Nombre de pays réfléchissent au même type de régulation, extrême et potentiellement liberticide, mais la Grande-Bretagne est la plus avancée dans son désir de renverser à 180 degrés les perspectives comme la balance des pouvoirs. Dans un «white paper» de 102 pages, un document de travail encore loin d'une législation donc, le gouvernement de sa Majesté propose d'imposer aux compagnies concernées une modération proactive des contenus problématiques ou illégaux, filtrage dont l'échec signifierait pour les cadres de ces firmes de lourdes amendes ou des procès.
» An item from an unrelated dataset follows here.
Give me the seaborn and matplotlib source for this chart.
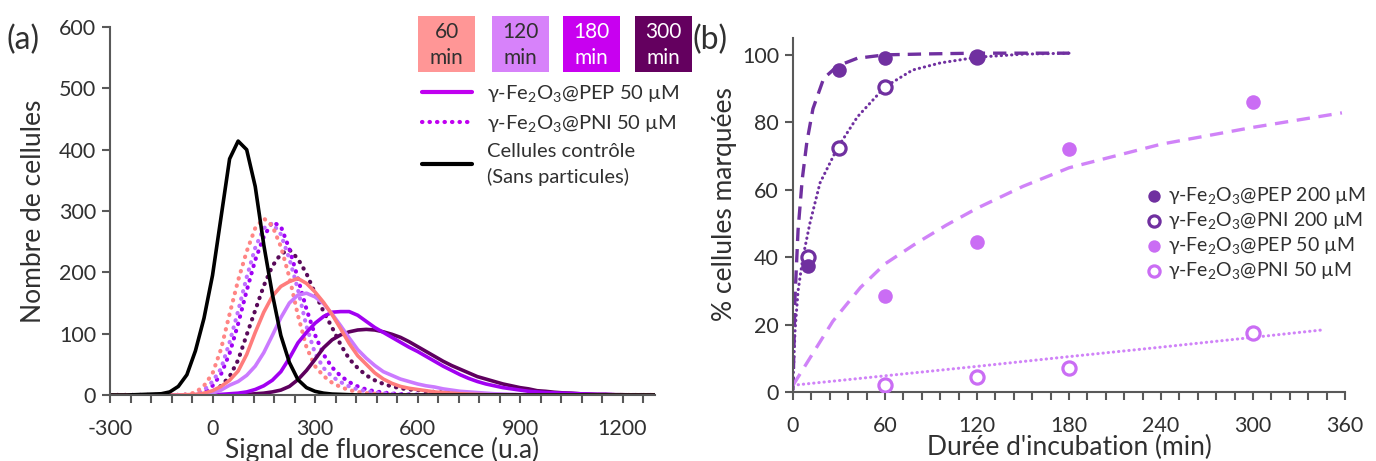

Un rapport parlementaire ayant décrit les cadres de Facebook comme des «gangsters numériques», le couperet est peut-être plus proche qu'on ne le croit.

D'autres questions, d'apparence plus technique mais tout aussi cruciales pour dessiner le sens de la marche du monde comme de nos vies quotidiennes, commencent également à se poser. Celle des intelligences artificielles et des algorithmes qui nous abreuvent de chansons, séries, publicités, annonces, produits, qui nous tracent et nous dominent, sans que leur fonctionnement ne soit jamais clair, et avec souvent de sérieux problèmes –notamment de discriminations, pour lesquelles certains gouvernements et juridictions sont déjà passés à l'attaque.

Là aussi, une surveillance semble s'imposer et, comme avec le RGPD en 2018, l'Union européenne a pris l'initiative en dessinant les premiers contours d'une stratégie pour conserver les intelligences artificielles dans les clous de l'éthique et de la responsabilité. Une chose que Google, géant de l'IA et géant tout court, a été incapable de faire lui-même.